Haruki Murakami (村上 春樹) was born on January 12, 1949, in Kyoto, Japan. He grew up in Kobe and later moved to Tokyo, where he attended Waseda University in Shinjuku. His first novel Hear the Wind Sing won the Gunzou Literature Prize for up-and-coming writers in 1979. Murakami’s works have been translated into more than 50 languages. Some of his most notable novels are: Norwegian Wood (1987), The Wind-Up Bird Chronicles (1995), Kafka on the Shore (2002), and 1Q84 (2009). He dabbled in nonfiction as well, most notably writing Underground (2000) entailing interviews of survivors of the Hanshin earthquake and the Tokyo subway sarin gas attack and the religious cult responsible for the latter.
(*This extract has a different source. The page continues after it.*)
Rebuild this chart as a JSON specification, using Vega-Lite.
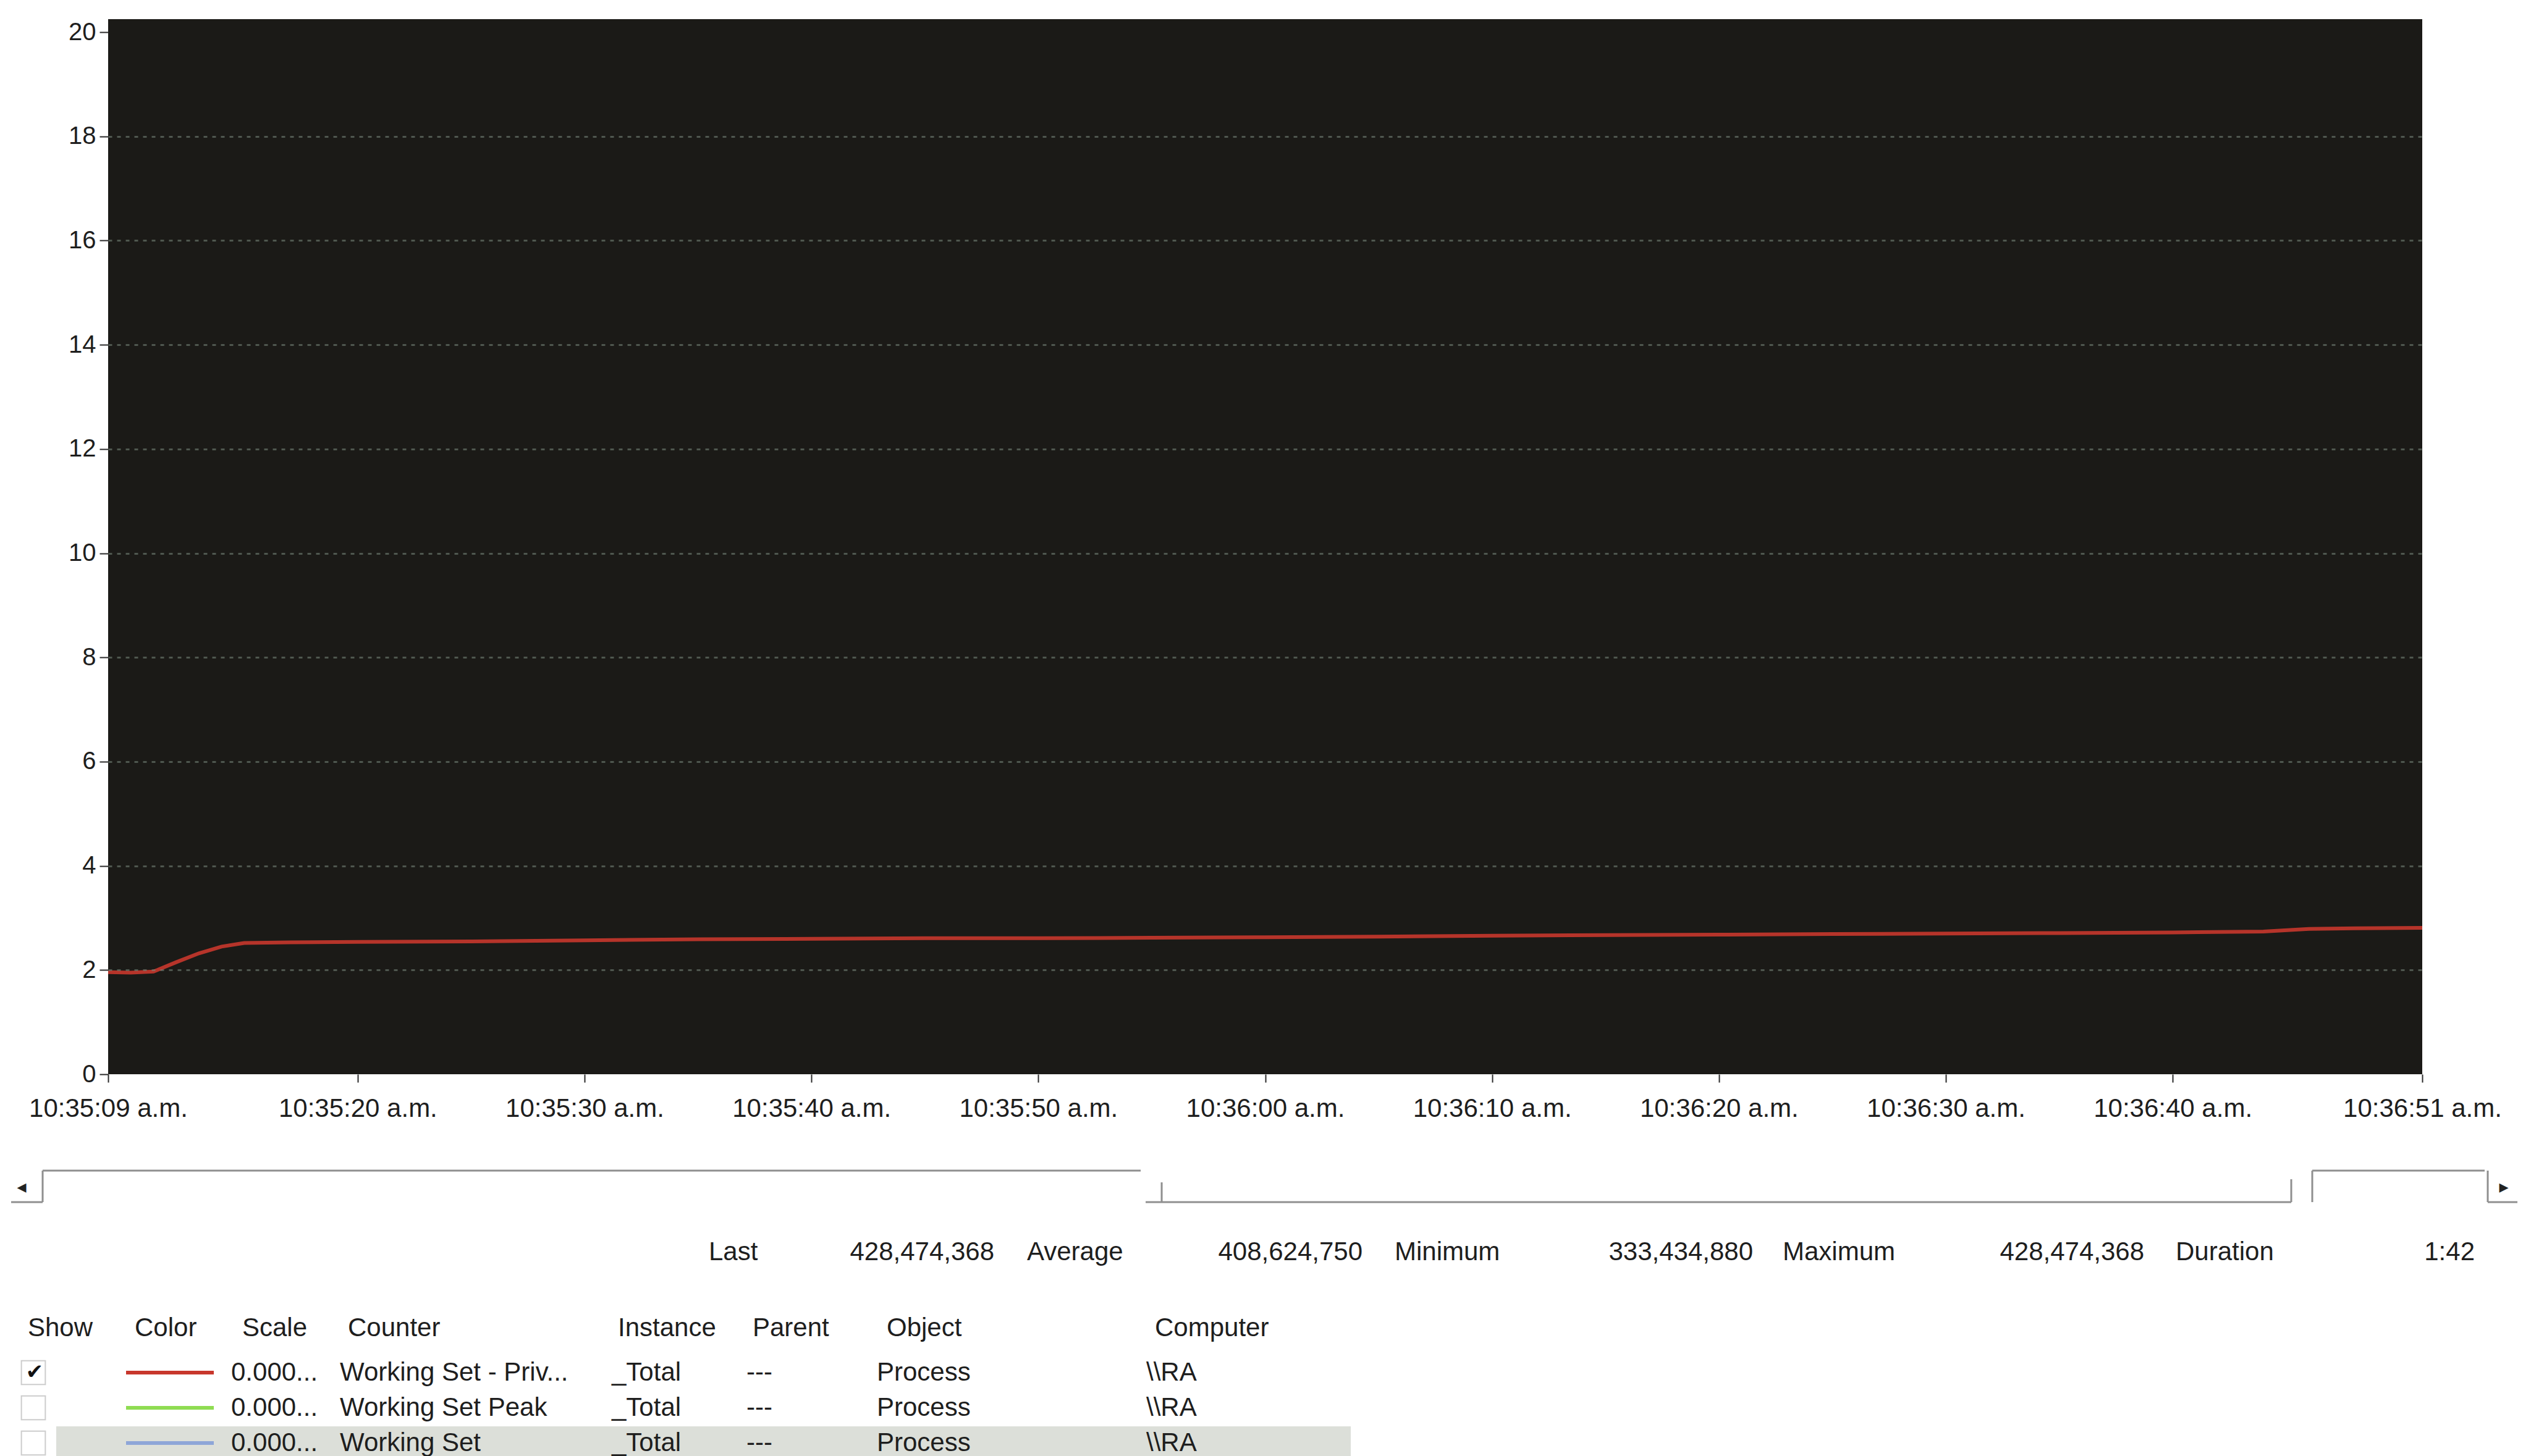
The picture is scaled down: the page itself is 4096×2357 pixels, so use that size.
{
  "$schema": "https://vega.github.io/schema/vega-lite/v6.json",
  "width": 4096,
  "height": 2357,
  "autosize": {"type": "none"},
  "padding": 0,
  "background": "#ffffff",
  "config": {"view": {"stroke": null}},
  "datasets": {
    "series": [
      {"t": "2020-01-01T10:35:09", "v": 1.96},
      {"t": "2020-01-01T10:35:10", "v": 1.95},
      {"t": "2020-01-01T10:35:11", "v": 1.97},
      {"t": "2020-01-01T10:35:12", "v": 2.15},
      {"t": "2020-01-01T10:35:13", "v": 2.32},
      {"t": "2020-01-01T10:35:14", "v": 2.45},
      {"t": "2020-01-01T10:35:15", "v": 2.52},
      {"t": "2020-01-01T10:35:17", "v": 2.53},
      {"t": "2020-01-01T10:35:20", "v": 2.54},
      {"t": "2020-01-01T10:35:25", "v": 2.55},
      {"t": "2020-01-01T10:35:30", "v": 2.57},
      {"t": "2020-01-01T10:35:35", "v": 2.59},
      {"t": "2020-01-01T10:35:40", "v": 2.6},
      {"t": "2020-01-01T10:35:45", "v": 2.61},
      {"t": "2020-01-01T10:35:50", "v": 2.61},
      {"t": "2020-01-01T10:35:55", "v": 2.62},
      {"t": "2020-01-01T10:36:00", "v": 2.63},
      {"t": "2020-01-01T10:36:05", "v": 2.64},
      {"t": "2020-01-01T10:36:10", "v": 2.66},
      {"t": "2020-01-01T10:36:15", "v": 2.67},
      {"t": "2020-01-01T10:36:20", "v": 2.68},
      {"t": "2020-01-01T10:36:25", "v": 2.69},
      {"t": "2020-01-01T10:36:30", "v": 2.7},
      {"t": "2020-01-01T10:36:35", "v": 2.71},
      {"t": "2020-01-01T10:36:40", "v": 2.72},
      {"t": "2020-01-01T10:36:44", "v": 2.74},
      {"t": "2020-01-01T10:36:46", "v": 2.79},
      {"t": "2020-01-01T10:36:48", "v": 2.8},
      {"t": "2020-01-01T10:36:51", "v": 2.81}
    ],
    "stats": [
      {"i": 0, "label": "Last", "value": "428,474,368"},
      {"i": 1, "label": "Average", "value": "408,624,750"},
      {"i": 2, "label": "Minimum", "value": "333,434,880"},
      {"i": 3, "label": "Maximum", "value": "428,474,368"},
      {"i": 4, "label": "Duration", "value": "1:42"}
    ],
    "heads": [
      {"c": 0, "h": "Show"},
      {"c": 1, "h": "Color"},
      {"c": 2, "h": "Scale"},
      {"c": 3, "h": "Counter"},
      {"c": 4, "h": "Instance"},
      {"c": 5, "h": "Parent"},
      {"c": 6, "h": "Object"},
      {"c": 7, "h": "Computer"}
    ],
    "table": [
      {"r": 2, "show": true, "selected": false, "scale": "0.000...", "counter": "Working Set - Priv...", "instance": "_Total", "parent": "---", "object": "Process", "computer": "\\\\RA"},
      {"r": 3, "show": false, "selected": false, "scale": "0.000...", "counter": "Working Set Peak", "instance": "_Total", "parent": "---", "object": "Process", "computer": "\\\\RA"},
      {"r": 4, "show": false, "selected": true, "scale": "0.000...", "counter": "Working Set", "instance": "_Total", "parent": "---", "object": "Process", "computer": "\\\\RA"}
    ],
    "cols": [
      {"key": "scale", "c": 0},
      {"key": "counter", "c": 1},
      {"key": "instance", "c": 2},
      {"key": "parent", "c": 3},
      {"key": "object", "c": 4},
      {"key": "computer", "c": 5}
    ],
    "scroll": [
      {"x1": 0, "x2": 1, "y1": 3, "y2": 3},
      {"x1": 1, "x2": 1, "y1": 0, "y2": 3},
      {"x1": 1, "x2": 2, "y1": 0, "y2": 0},
      {"x1": 4, "x2": 4, "y1": 2, "y2": 3},
      {"x1": 3, "x2": 5, "y1": 3, "y2": 3},
      {"x1": 5, "x2": 5, "y1": 1, "y2": 3},
      {"x1": 6, "x2": 6, "y1": 0, "y2": 3},
      {"x1": 6, "x2": 7, "y1": 0, "y2": 0},
      {"x1": 8, "x2": 8, "y1": 0, "y2": 3},
      {"x1": 8, "x2": 9, "y1": 3, "y2": 3}
    ],
    "arrows": [
      {"k": 0, "a": "◂"},
      {"k": 1, "a": "▸"}
    ]
  },
  "layer": [
    {
      "layer": [
        {
          "data": {"values": [{}]},
          "mark": {"type": "rect", "color": "#1b1a17"},
          "encoding": {
            "x": {"datum": {"year": 2020, "month": 1, "date": 1, "hours": 10, "minutes": 35, "seconds": 9}, "type": "temporal"},
            "x2": {"datum": {"year": 2020, "month": 1, "date": 1, "hours": 10, "minutes": 36, "seconds": 51}},
            "y": {"datum": 0, "type": "quantitative"},
            "y2": {"datum": 20.25}
          }
        },
        {
          "data": {"name": "series"},
          "mark": {"type": "line", "color": "#c8372c", "strokeWidth": 6, "opacity": 0.9},
          "encoding": {
            "x": {
              "field": "t", "type": "temporal",
              "scale": {
                "domain": [
                  {"year": 2020, "month": 1, "date": 1, "hours": 10, "minutes": 35, "seconds": 9},
                  {"year": 2020, "month": 1, "date": 1, "hours": 10, "minutes": 36, "seconds": 51}
                ],
                "range": [175, 3920], "nice": false
              },
              "axis": {
                "values": [
                  {"year": 2020, "month": 1, "date": 1, "hours": 10, "minutes": 35, "seconds": 9},
                  {"year": 2020, "month": 1, "date": 1, "hours": 10, "minutes": 35, "seconds": 20},
                  {"year": 2020, "month": 1, "date": 1, "hours": 10, "minutes": 35, "seconds": 30},
                  {"year": 2020, "month": 1, "date": 1, "hours": 10, "minutes": 35, "seconds": 40},
                  {"year": 2020, "month": 1, "date": 1, "hours": 10, "minutes": 35, "seconds": 50},
                  {"year": 2020, "month": 1, "date": 1, "hours": 10, "minutes": 36, "seconds": 0},
                  {"year": 2020, "month": 1, "date": 1, "hours": 10, "minutes": 36, "seconds": 10},
                  {"year": 2020, "month": 1, "date": 1, "hours": 10, "minutes": 36, "seconds": 20},
                  {"year": 2020, "month": 1, "date": 1, "hours": 10, "minutes": 36, "seconds": 30},
                  {"year": 2020, "month": 1, "date": 1, "hours": 10, "minutes": 36, "seconds": 40},
                  {"year": 2020, "month": 1, "date": 1, "hours": 10, "minutes": 36, "seconds": 51}
                ],
                "offset": -618,
                "grid": false,
                "domain": false,
                "tickSize": 13,
                "tickWidth": 2,
                "tickColor": "#2a2a2a",
                "labelExpr": "timeFormat(datum.value, '%H:%M:%S') + ' a.m.'",
                "labelFont": "Liberation Sans",
                "labelFontSize": 42,
                "labelColor": "#1e1e1e",
                "labelPadding": 22,
                "labelLimit": 2000,
                "labelOverlap": false,
                "labelFlush": false,
                "labelBound": false,
                "title": null,
                "zindex": 1
              }
            },
            "y": {
              "field": "v", "type": "quantitative",
              "scale": {"domain": [0, 20], "range": [1739, 52], "nice": false, "zero": false},
              "axis": {
                "values": [0, 2, 4, 6, 8, 10, 12, 14, 16, 18, 20],
                "format": "d",
                "offset": -175,
                "grid": true,
                "gridColor": "#7a8a7e",
                "gridDash": [6, 8],
                "gridWidth": 3,
                "gridOpacity": {"condition": {"test": "datum.value == 0 || datum.value == 20", "value": 0}, "value": 0.55},
                "domain": false,
                "tickSize": 14,
                "tickWidth": 2,
                "tickColor": "#2a2a2a",
                "labelFont": "Liberation Sans",
                "labelFontSize": 40,
                "labelColor": "#1e1e1e",
                "labelPadding": 6,
                "labelLimit": 2000,
                "title": null,
                "zindex": 1
              }
            }
          }
        }
      ]
    },
    {
      "data": {"name": "table"},
      "transform": [{"filter": "datum.selected"}],
      "mark": {"type": "rule", "color": "#dcdfd9", "strokeWidth": 54, "strokeCap": "butt"},
      "encoding": {
        "x": {"datum": 0, "type": "quantitative", "scale": {"domain": [0, 1], "range": [91, 2186], "nice": false, "zero": false}, "axis": null},
        "x2": {"datum": 1},
        "y": {"field": "r", "type": "quantitative", "scale": {"domain": [0, 1, 2, 3, 4], "range": [2027, 2150, 2222, 2279, 2336], "nice": false, "zero": false}, "axis": null}
      }
    },
    {
      "data": {"name": "scroll"},
      "mark": {"type": "rule", "color": "#8f8f8f", "strokeWidth": 3},
      "encoding": {
        "x": {"field": "x1", "type": "quantitative", "scale": {"domain": [0, 1, 2, 3, 4, 5, 6, 7, 8, 9], "range": [18, 69, 1846, 1854, 1880, 3708, 3742, 4021, 4026, 4074], "nice": false, "zero": false}, "axis": null},
        "x2": {"field": "x2"},
        "y": {"field": "y1", "type": "quantitative", "scale": {"domain": [0, 1, 2, 3], "range": [1895, 1909, 1914, 1946], "nice": false, "zero": false}, "axis": null},
        "y2": {"field": "y2"}
      }
    },
    {
      "data": {"name": "arrows"},
      "mark": {"type": "text", "font": "DejaVu Sans", "fontSize": 30, "color": "#222222", "align": "center", "baseline": "middle"},
      "encoding": {
        "x": {"field": "k", "type": "quantitative", "scale": {"domain": [0, 1], "range": [35, 4052], "nice": false, "zero": false}, "axis": null},
        "y": {"datum": 0, "type": "quantitative", "scale": {"domain": [0, 1], "range": [1922, 1960], "nice": false, "zero": false}, "axis": null},
        "text": {"field": "a"}
      }
    },
    {
      "data": {"name": "stats"},
      "mark": {"type": "text", "font": "Liberation Sans", "fontSize": 42, "color": "#1e1e1e", "align": "left", "baseline": "middle"},
      "encoding": {
        "x": {"field": "i", "type": "quantitative", "scale": {"domain": [0, 1, 2, 3, 4], "range": [1147, 1662, 2257, 2885, 3521], "nice": false, "zero": false}, "axis": null},
        "y": {"datum": 0, "type": "quantitative", "scale": {"domain": [0, 1, 2, 3, 4], "range": [2027, 2150, 2222, 2279, 2336], "nice": false, "zero": false}, "axis": null},
        "text": {"field": "label"}
      }
    },
    {
      "data": {"name": "stats"},
      "mark": {"type": "text", "font": "Liberation Sans", "fontSize": 42, "color": "#1e1e1e", "align": "right", "baseline": "middle"},
      "encoding": {
        "x": {"field": "i", "type": "quantitative", "scale": {"domain": [0, 1, 2, 3, 4], "range": [1609, 2205, 2837, 3470, 4005], "nice": false, "zero": false}, "axis": null},
        "y": {"datum": 0, "type": "quantitative", "scale": {"domain": [0, 1, 2, 3, 4], "range": [2027, 2150, 2222, 2279, 2336], "nice": false, "zero": false}, "axis": null},
        "text": {"field": "value"}
      }
    },
    {
      "data": {"name": "heads"},
      "mark": {"type": "text", "font": "Liberation Sans", "fontSize": 42, "color": "#1e1e1e", "align": "left", "baseline": "middle"},
      "encoding": {
        "x": {"field": "c", "type": "quantitative", "scale": {"domain": [0, 1, 2, 3, 4, 5, 6, 7], "range": [45, 218, 392, 563, 1000, 1218, 1435, 1869], "nice": false, "zero": false}, "axis": null},
        "y": {"datum": 1, "type": "quantitative", "scale": {"domain": [0, 1, 2, 3, 4], "range": [2027, 2150, 2222, 2279, 2336], "nice": false, "zero": false}, "axis": null},
        "text": {"field": "h"}
      }
    },
    {
      "data": {"name": "table"},
      "transform": [
        {"fold": ["scale", "counter", "instance", "parent", "object", "computer"], "as": ["key", "text"]},
        {"lookup": "key", "from": {"data": {"name": "cols"}, "key": "key", "fields": ["c"]}}
      ],
      "mark": {"type": "text", "font": "Liberation Sans", "fontSize": 42, "color": "#1e1e1e", "align": "left", "baseline": "middle"},
      "encoding": {
        "x": {"field": "c", "type": "quantitative", "scale": {"domain": [0, 1, 2, 3, 4, 5], "range": [374, 550, 990, 1208, 1419, 1855], "nice": false, "zero": false}, "axis": null},
        "y": {"field": "r", "type": "quantitative", "scale": {"domain": [0, 1, 2, 3, 4], "range": [2027, 2150, 2222, 2279, 2336], "nice": false, "zero": false}, "axis": null},
        "text": {"field": "text"}
      }
    },
    {
      "data": {"name": "table"},
      "mark": {"type": "rule", "strokeWidth": 6},
      "encoding": {
        "x": {"datum": 0, "type": "quantitative", "scale": {"domain": [0, 1], "range": [204, 346], "nice": false, "zero": false}, "axis": null},
        "x2": {"datum": 1},
        "y": {"field": "r", "type": "quantitative", "scale": {"domain": [0, 1, 2, 3, 4], "range": [2027, 2150, 2222, 2279, 2336], "nice": false, "zero": false}, "axis": null},
        "color": {"field": "counter", "type": "nominal", "scale": {"domain": ["Working Set - Priv...", "Working Set Peak", "Working Set"], "range": ["#c8372c", "#8fdc52", "#8ea6d8"]}, "legend": null}
      }
    },
    {
      "data": {"name": "table"},
      "mark": {"type": "point", "shape": "square", "filled": false, "size": 1500, "stroke": "#b8b8b8", "strokeWidth": 2},
      "encoding": {
        "x": {"datum": 0, "type": "quantitative", "scale": {"domain": [0, 1], "range": [54, 100], "nice": false, "zero": false}, "axis": null},
        "y": {"field": "r", "type": "quantitative", "scale": {"domain": [0, 1, 2, 3, 4], "range": [2027, 2150, 2222, 2279, 2336], "nice": false, "zero": false}, "axis": null}
      }
    },
    {
      "data": {"name": "table"},
      "transform": [{"filter": "datum.show"}],
      "mark": {"type": "text", "font": "DejaVu Sans", "fontSize": 34, "color": "#111111", "align": "center", "baseline": "middle"},
      "encoding": {
        "x": {"datum": 0, "type": "quantitative", "scale": {"domain": [0, 1], "range": [56, 100], "nice": false, "zero": false}, "axis": null},
        "y": {"field": "r", "type": "quantitative", "scale": {"domain": [0, 1, 2, 3, 4], "range": [2027, 2150, 2222, 2279, 2336], "nice": false, "zero": false}, "axis": null},
        "text": {"value": "✔"}
      }
    }
  ],
  "resolve": {
    "scale": {"x": "independent", "y": "independent", "color": "independent"},
    "axis": {"x": "independent", "y": "independent"}
  }
}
Murakami is overt about his passion for music. He ran a small jazz bar with his wife, Yoko Murakami, for seven years after he graduated from college. He mostly works listening to music through his vinyl collection of over 10,000, the majority of it being jazz. He has also made playlists for a select amount of his works, assigning a song per chapter. Some artists on his playlist include Billy Joel, Prince, The Beatles, Franz Schubert, Radiohead and more.

Murakami notes his influences as Raymond Chandler, Kurt Vonnegut, Richard Brautigan.